Electrical – Connecting two power supply {LED Light 12v}

12vled strippower supply

I have 6 strip of lights consisting of approx 100ft total.

1 strip = 16.5ft , 36w, 150 leds, 12v, 3a .. and can be connected to total of 20 strips end-to-end.

It will be controlled by an RF controller at one end to display patterns, etc and the controller will be powered independently. Each strip is connected to the next strip, and on each's end have an extension female power adapter to get more power of its own to be used to its fully lighting potential.

I have a 20a 12v power supply on hand which I'd like to use to power these, however, I like to know if I center that power supply at 50ft in middle and run the wires from center outwards 50ft to left and 50ft to right would that be sufficient? Wires would be 12guage electrical copper wire I have 200ft spool of that I don't use.

-or-

Should I get another 20a 12v power supply, totalling two, and place one on each end so as not to drop the current load? I ask this because I was given a theory of seeing this as 100ft hose and the pressure would drop the more it is extended whereas the most pressure (light output) would be that nearest to the power supply. So by having one and both end they would push to each other and no current would drop. And each of the female adapter would be fed into the 12guage male that I would attach too this additional power.

Best Answer

You don't want to hook 20 strips end-to-end unless they're making the strips out of much stronger stuff than the ones I have. Passerby described the math to it. If you fed three strips from one end of one strip, I wold not be surprised if it burned up the PC traces.

I would run a parallel "bus" and feed strips from both ends. In Code electrical, 100' is about where voltage drop hits 3% and you want to bump to the next larger wire size. Keep in mind 3% voltage drop at 120V is a 30% voltage drop on 12V! Plug it into a voltage drop calculator and it will do the math. But the numbers get real scary real fast with 12V at 100'. I asked the calc to show me 12V at 3% voltage drop, and it recommend 3/0 wire (or preferably, 250kcmil aluminum, which is 1/2" diameter). The wire would be bigger than your whole LED strip!

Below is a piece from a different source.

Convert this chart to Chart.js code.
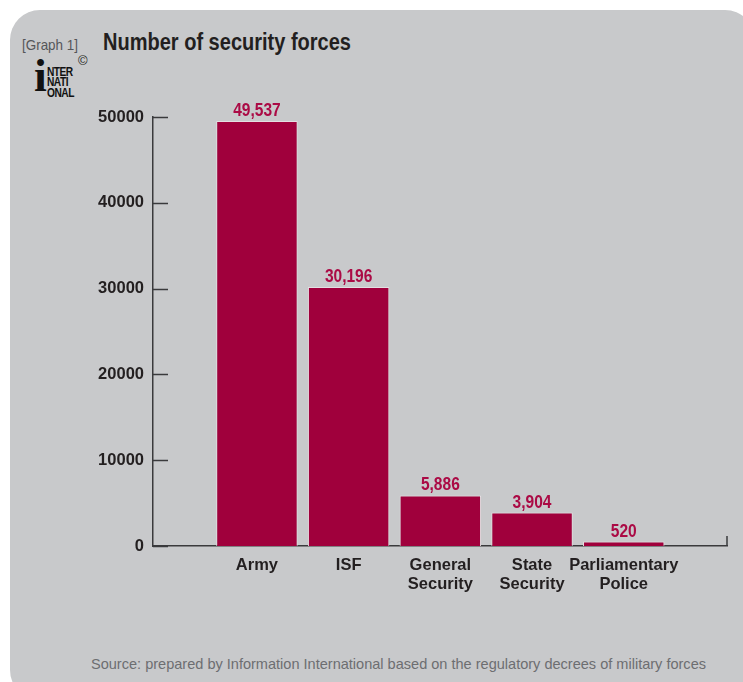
<!DOCTYPE html>
<html>
<head>
<meta charset="utf-8">
<script src="https://cdn.jsdelivr.net/npm/chart.js@4.4.1/dist/chart.umd.min.js"></script>
<style>
  html, body { margin: 0; padding: 0; background: #ffffff; }
  body { width: 743px; height: 682px; position: relative; overflow: hidden;
         font-family: 'Liberation Sans', Arial, sans-serif; }
  #panel { position: absolute; left: 10px; top: 10px; width: 745px; height: 690px;
           background: #c8c9cb; border-radius: 30px; }
  #wrap { position: absolute; left: 0; top: 0; width: 743px; height: 682px; }
  .txt { position: absolute; white-space: nowrap; transform-origin: 0 0; line-height: 1; }
  #graphno { left: 22px; top: 37px; font-size: 15px; color: #555659; }
  #title { left: 103px; top: 31px; font-size: 23px; font-weight: bold; color: #231f20; }
  #source { left: 91px; top: 656px; font-size: 15px; color: #6d6e71; }
  #logo { position: absolute; left: 33px; top: 62px; width: 48px; height: 38px; }
  #logo .bigi { position: absolute; left: 1px; top: -9px; font-family: 'Liberation Serif', serif;
                font-weight: bold; font-size: 46px; line-height: 46px; color: #111; }
  #logo .ln { position: absolute; left: 14px; font-size: 12px; font-weight: 900; line-height: 10px;
              color: #111; letter-spacing: -0.6px; transform: scaleX(0.85); transform-origin: 0 0; }
  #copy { left: 78px; top: 54px; font-size: 13px; color: #231f20; }
</style>
</head>
<body>
<div id="panel"></div>
<div class="txt" id="graphno" data-w="56">[Graph 1]</div>
<div class="txt" id="title" data-w="248">Number of security forces</div>
<div id="logo">
  <div class="bigi">i</div>
  <div class="ln" style="top:5px">NTER</div>
  <div class="ln" style="top:15px">NATI</div>
  <div class="ln" style="top:26px">ONAL</div>
</div>
<div class="txt" id="copy">©</div>
<div class="txt" id="source" data-w="615">Source: prepared by Information International based on the regulatory decrees of military forces</div>
<div id="wrap"><canvas id="c" width="743" height="682"></canvas></div>
<script>
// ---- data ----
const categories = [["Army"], ["ISF"], ["General", "Security"], ["State", "Security"], ["Parliamentary", "Police"]];
const forces = [49537, 30196, 5886, 3904, 520];
const yTicks = [0, 10000, 20000, 30000, 40000, 50000];

// fit condensed-looking HTML texts to the reference widths
document.querySelectorAll('.txt[data-w]').forEach(el => {
  const w = el.getBoundingClientRect().width;
  const target = parseFloat(el.dataset.w);
  if (w > 0) el.style.transform = 'scaleX(' + (target / w) + ')';
});

const FONT = "'Liberation Sans', Arial, sans-serif";
const BAR = '#a0003c';
const LABEL = '#ab0a45';
const AXIS = '#3a3a3c';

const points = forces.map((v, i) => ({ x: i + 1, y: v }));

const axisPlugin = {
  id: 'axisExtras',
  afterDraw(chart) {
    const { ctx, chartArea, scales } = chart;
    const ys = scales.y;
    ctx.save();
    ctx.strokeStyle = AXIS;
    ctx.lineWidth = 1.5;
    yTicks.forEach(v => {
      const py = Math.round(ys.getPixelForValue(v)) + 0.5;
      ctx.beginPath();
      ctx.moveTo(chartArea.left, py);
      ctx.lineTo(chartArea.left + 15, py);
      ctx.stroke();
    });
    const by = ys.getPixelForValue(0);
    ctx.beginPath();
    ctx.moveTo(chartArea.right, by);
    ctx.lineTo(chartArea.right, by - 10);
    ctx.stroke();
    ctx.restore();
  },
  afterDatasetsDraw(chart) {
    const { ctx } = chart;
    const meta = chart.getDatasetMeta(0);
    ctx.save();
    ctx.fillStyle = LABEL;
    ctx.font = 'bold 18.5px ' + FONT;
    ctx.textAlign = 'center';
    ctx.textBaseline = 'alphabetic';
    meta.data.forEach((bar, i) => {
      ctx.save();
      ctx.translate(bar.x, bar.y - 5);
      ctx.scale(0.84, 1);
      ctx.fillText(forces[i].toLocaleString('en-US'), 0, 0);
      ctx.restore();
    });
    ctx.restore();
  }
};

new Chart(document.getElementById('c'), {
  type: 'bar',
  data: {
    datasets: [{
      data: points,
      backgroundColor: BAR,
      borderColor: '#e4dfe2',
      borderWidth: 1,
      categoryPercentage: 1,
      barPercentage: 0.888
    }]
  },
  options: {
    responsive: false,
    animation: false,
    events: [],
    layout: { padding: { left: 0, top: 117, right: 16, bottom: 0 } },
    plugins: { legend: { display: false }, tooltip: { enabled: false } },
    scales: {
      x: {
        type: 'linear',
        offset: false,
        min: -0.1335,
        max: 6.126,
        grid: { display: false, drawTicks: false },
        border: { display: true, color: AXIS, width: 1.5 },
        afterBuildTicks: s => { s.ticks = categories.map((_, i) => ({ value: i + 1 })); },
        afterFit: s => { s.height = 682 - 546; },
        ticks: {
          autoSkip: false,
          maxRotation: 0,
          padding: 10,
          color: '#231f20',
          font: { family: FONT, size: 16.5, weight: 'bold', lineHeight: 1.15 },
          callback: v => categories[v - 1] || ''
        }
      },
      y: {
        min: 0,
        max: 50000,
        grid: { display: false, drawTicks: false },
        border: { display: true, color: AXIS, width: 1.5 },
        afterBuildTicks: s => { s.ticks = yTicks.map(v => ({ value: v })); },
        afterFit: s => { s.width = 153; },
        ticks: {
          padding: 9,
          color: '#231f20',
          font: { family: FONT, size: 16.5, weight: 'bold' },
          callback: v => String(v)
        }
      }
    }
  },
  plugins: [axisPlugin]
});
</script>
</body>
</html>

Now over on diy.se, taking a fat-wire problem and solving it with the thinnest legal wire (14 AWG) is pretty much my "hat". Here we go:

One way to solve the long-distance voltage drop problem is to distribute the 12V power supplies along your 100' so you're carrying 120V/230V the long distance instead of 12V. When you double voltage you quarter losses, when you 10x voltage you 1/100x losses. 14 AWG wire would suffice! tips hat

This is how light-rail lines do it, they don't carry 600V from Long Beach to Pasadena, they carry 24,000 volts AC and have a 600V substation every 3-5 miles.